# YOUR INSTRUCTIONS:
Look through the listing below for the line containing "Give me the TikZ source for this diagram.". Copy it and each line after it up to and including the line containing "minimum height=251pt] (b3)", exactly, leaving out pictures.

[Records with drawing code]
--------

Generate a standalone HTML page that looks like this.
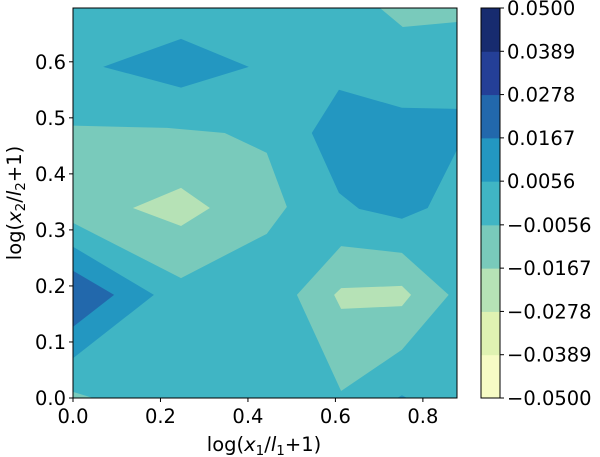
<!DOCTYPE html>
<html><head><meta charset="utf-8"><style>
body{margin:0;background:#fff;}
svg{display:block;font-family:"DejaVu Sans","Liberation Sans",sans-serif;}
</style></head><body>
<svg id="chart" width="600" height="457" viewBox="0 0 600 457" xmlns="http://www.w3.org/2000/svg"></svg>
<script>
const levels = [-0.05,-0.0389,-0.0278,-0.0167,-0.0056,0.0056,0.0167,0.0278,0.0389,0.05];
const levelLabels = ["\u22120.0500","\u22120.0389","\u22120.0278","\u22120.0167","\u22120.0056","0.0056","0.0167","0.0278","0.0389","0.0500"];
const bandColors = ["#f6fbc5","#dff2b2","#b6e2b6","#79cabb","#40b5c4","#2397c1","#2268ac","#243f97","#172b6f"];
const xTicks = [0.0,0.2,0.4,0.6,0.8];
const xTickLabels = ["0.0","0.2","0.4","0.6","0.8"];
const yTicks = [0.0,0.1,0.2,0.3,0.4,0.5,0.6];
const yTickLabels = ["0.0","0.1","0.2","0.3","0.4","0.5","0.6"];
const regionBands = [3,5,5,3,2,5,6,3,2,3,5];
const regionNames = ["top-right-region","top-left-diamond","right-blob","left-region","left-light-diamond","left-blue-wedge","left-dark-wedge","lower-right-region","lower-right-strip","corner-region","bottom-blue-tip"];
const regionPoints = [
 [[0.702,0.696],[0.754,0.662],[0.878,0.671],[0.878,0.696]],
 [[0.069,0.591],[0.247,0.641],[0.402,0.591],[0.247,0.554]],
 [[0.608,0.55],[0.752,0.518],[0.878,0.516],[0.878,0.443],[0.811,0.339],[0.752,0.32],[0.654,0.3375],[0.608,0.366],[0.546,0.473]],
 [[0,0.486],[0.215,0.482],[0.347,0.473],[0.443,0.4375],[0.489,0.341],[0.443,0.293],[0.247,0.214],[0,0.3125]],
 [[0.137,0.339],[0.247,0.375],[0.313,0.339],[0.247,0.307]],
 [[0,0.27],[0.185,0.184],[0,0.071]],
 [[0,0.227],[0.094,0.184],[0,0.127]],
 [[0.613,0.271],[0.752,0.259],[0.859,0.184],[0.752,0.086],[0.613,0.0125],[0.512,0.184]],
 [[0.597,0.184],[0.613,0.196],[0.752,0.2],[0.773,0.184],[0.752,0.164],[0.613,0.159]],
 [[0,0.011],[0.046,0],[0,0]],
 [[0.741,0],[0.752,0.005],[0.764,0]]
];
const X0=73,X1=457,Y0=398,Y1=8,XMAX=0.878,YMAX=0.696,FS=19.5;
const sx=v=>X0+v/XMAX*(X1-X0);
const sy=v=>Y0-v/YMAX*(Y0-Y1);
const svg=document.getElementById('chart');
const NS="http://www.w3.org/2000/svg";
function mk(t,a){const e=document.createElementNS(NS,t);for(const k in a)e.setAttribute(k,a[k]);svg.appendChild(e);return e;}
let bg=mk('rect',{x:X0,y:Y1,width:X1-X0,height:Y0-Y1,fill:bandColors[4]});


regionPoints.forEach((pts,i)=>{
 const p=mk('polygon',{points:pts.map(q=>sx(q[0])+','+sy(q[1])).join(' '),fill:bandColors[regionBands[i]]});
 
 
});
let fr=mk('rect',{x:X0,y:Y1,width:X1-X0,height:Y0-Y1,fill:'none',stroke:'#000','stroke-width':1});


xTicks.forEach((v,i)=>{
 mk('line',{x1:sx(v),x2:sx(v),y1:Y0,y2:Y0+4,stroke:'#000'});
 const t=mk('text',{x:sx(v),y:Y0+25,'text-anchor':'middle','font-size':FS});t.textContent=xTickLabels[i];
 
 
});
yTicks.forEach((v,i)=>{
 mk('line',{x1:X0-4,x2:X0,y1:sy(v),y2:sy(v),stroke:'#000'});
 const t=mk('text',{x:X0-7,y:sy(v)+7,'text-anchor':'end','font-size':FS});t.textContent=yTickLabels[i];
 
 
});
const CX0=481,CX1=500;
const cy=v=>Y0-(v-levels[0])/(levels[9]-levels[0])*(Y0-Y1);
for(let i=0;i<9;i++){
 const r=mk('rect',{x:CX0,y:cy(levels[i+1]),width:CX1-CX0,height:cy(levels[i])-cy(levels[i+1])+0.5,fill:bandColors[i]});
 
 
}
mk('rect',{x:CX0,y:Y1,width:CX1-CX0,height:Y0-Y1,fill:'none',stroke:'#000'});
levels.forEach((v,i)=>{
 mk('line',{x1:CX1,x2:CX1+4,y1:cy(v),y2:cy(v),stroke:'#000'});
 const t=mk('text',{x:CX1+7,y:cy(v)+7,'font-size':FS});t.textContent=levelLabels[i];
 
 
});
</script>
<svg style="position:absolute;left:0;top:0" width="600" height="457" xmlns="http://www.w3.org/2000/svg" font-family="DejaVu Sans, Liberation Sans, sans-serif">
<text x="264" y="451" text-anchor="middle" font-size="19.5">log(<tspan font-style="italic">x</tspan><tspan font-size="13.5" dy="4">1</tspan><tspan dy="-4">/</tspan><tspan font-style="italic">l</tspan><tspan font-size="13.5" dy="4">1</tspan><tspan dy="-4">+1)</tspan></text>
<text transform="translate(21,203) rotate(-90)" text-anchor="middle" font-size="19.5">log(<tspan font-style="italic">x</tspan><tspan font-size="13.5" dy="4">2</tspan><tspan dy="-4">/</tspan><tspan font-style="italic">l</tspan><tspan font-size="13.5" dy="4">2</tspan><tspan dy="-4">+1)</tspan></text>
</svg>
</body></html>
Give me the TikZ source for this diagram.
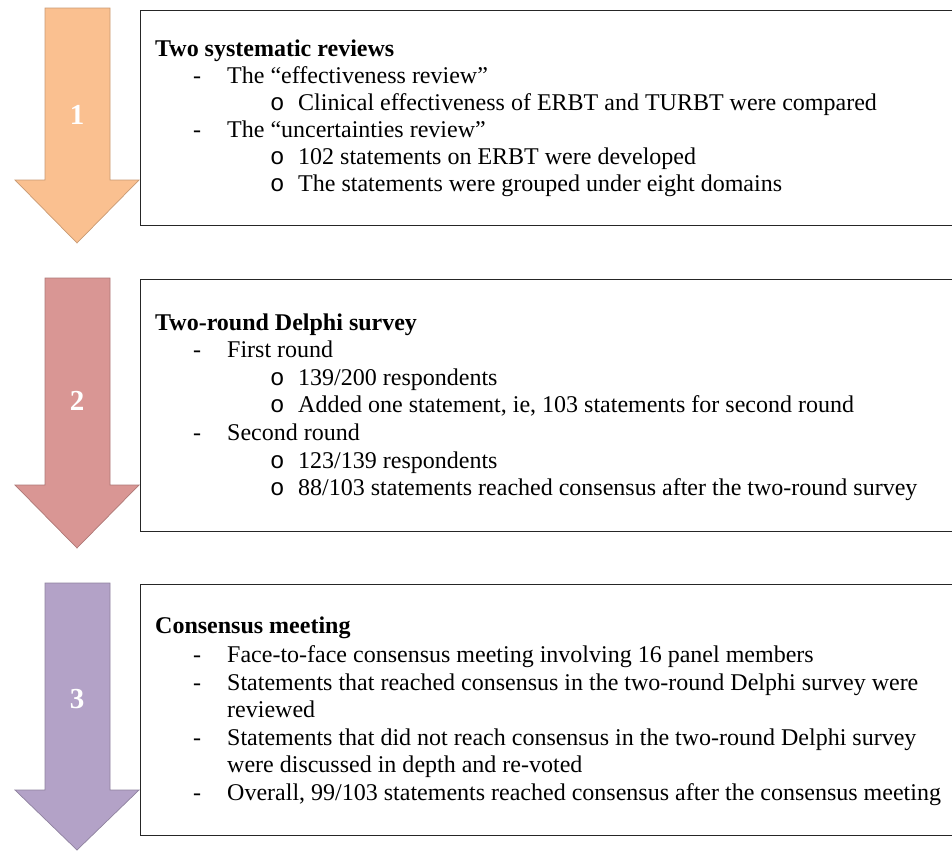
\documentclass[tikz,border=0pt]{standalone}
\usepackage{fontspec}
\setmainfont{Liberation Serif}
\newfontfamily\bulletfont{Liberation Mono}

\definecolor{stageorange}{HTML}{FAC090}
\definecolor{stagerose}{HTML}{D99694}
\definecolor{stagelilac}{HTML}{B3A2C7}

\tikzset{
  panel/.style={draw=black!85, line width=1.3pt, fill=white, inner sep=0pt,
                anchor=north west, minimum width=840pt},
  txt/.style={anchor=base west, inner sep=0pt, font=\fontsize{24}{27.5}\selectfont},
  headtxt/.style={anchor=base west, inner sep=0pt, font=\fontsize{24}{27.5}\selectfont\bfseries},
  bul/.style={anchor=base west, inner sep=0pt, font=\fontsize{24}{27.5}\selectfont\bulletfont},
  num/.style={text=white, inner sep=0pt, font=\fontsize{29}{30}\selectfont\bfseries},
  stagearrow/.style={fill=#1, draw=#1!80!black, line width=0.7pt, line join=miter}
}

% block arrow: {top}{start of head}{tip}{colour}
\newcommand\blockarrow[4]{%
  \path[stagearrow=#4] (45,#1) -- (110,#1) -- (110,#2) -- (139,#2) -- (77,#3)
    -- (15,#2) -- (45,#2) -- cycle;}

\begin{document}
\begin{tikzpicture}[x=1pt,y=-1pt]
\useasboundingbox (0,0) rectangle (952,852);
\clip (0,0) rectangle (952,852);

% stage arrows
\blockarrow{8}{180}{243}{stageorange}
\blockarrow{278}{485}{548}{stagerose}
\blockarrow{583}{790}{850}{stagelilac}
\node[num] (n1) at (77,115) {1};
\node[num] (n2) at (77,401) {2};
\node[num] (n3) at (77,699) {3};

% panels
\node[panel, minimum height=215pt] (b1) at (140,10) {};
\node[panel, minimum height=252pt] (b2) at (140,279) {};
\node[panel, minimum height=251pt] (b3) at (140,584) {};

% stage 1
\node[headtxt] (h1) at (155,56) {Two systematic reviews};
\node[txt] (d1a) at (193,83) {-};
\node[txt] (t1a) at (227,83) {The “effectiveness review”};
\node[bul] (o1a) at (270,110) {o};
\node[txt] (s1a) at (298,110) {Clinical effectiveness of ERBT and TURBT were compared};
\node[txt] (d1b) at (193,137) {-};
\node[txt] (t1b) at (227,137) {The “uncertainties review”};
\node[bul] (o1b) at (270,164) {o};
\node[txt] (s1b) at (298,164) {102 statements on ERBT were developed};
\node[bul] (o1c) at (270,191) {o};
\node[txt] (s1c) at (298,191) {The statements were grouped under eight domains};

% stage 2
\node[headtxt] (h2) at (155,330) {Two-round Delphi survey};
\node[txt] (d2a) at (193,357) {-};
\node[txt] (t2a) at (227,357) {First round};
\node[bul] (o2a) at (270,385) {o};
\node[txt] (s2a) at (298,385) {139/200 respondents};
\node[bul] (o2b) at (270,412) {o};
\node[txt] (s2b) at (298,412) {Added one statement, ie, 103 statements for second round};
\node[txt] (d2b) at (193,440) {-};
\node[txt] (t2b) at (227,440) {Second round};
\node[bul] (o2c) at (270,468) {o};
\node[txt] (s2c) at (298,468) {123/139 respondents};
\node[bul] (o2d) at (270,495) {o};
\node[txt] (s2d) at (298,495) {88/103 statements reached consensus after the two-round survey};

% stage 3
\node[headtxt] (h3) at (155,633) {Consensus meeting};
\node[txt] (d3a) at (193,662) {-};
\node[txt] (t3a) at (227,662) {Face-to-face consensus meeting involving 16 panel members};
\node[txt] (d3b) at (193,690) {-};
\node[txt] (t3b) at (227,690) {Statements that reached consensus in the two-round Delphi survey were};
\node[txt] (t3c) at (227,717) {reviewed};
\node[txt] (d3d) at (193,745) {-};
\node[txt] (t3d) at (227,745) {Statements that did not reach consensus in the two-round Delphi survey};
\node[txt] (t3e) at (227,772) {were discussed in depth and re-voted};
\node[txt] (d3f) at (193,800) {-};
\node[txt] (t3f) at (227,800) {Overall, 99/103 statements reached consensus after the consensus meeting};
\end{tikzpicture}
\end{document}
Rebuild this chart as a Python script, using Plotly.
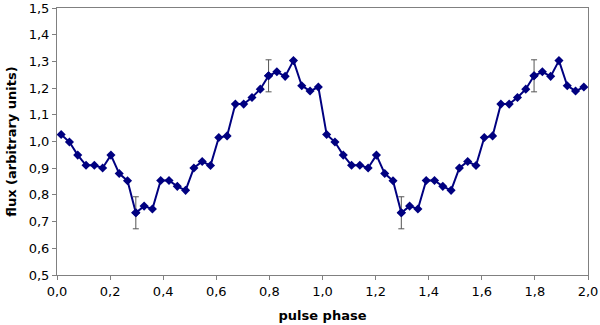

--------

# FINISHED TASK:
Give me the TikZ source for this diagram.
\documentclass[tikz,border=0pt]{standalone}
\usepackage{fontspec}
\setmainfont{Liberation Serif}
\newfontfamily\bulletfont{Liberation Mono}

\definecolor{stageorange}{HTML}{FAC090}
\definecolor{stagerose}{HTML}{D99694}
\definecolor{stagelilac}{HTML}{B3A2C7}

\tikzset{
  panel/.style={draw=black!85, line width=1.3pt, fill=white, inner sep=0pt,
                anchor=north west, minimum width=840pt},
  txt/.style={anchor=base west, inner sep=0pt, font=\fontsize{24}{27.5}\selectfont},
  headtxt/.style={anchor=base west, inner sep=0pt, font=\fontsize{24}{27.5}\selectfont\bfseries},
  bul/.style={anchor=base west, inner sep=0pt, font=\fontsize{24}{27.5}\selectfont\bulletfont},
  num/.style={text=white, inner sep=0pt, font=\fontsize{29}{30}\selectfont\bfseries},
  stagearrow/.style={fill=#1, draw=#1!80!black, line width=0.7pt, line join=miter}
}

% block arrow: {top}{start of head}{tip}{colour}
\newcommand\blockarrow[4]{%
  \path[stagearrow=#4] (45,#1) -- (110,#1) -- (110,#2) -- (139,#2) -- (77,#3)
    -- (15,#2) -- (45,#2) -- cycle;}

\begin{document}
\begin{tikzpicture}[x=1pt,y=-1pt]
\useasboundingbox (0,0) rectangle (952,852);
\clip (0,0) rectangle (952,852);

% stage arrows
\blockarrow{8}{180}{243}{stageorange}
\blockarrow{278}{485}{548}{stagerose}
\blockarrow{583}{790}{850}{stagelilac}
\node[num] (n1) at (77,115) {1};
\node[num] (n2) at (77,401) {2};
\node[num] (n3) at (77,699) {3};

% panels
\node[panel, minimum height=215pt] (b1) at (140,10) {};
\node[panel, minimum height=252pt] (b2) at (140,279) {};
\node[panel, minimum height=251pt] (b3) at (140,584) {};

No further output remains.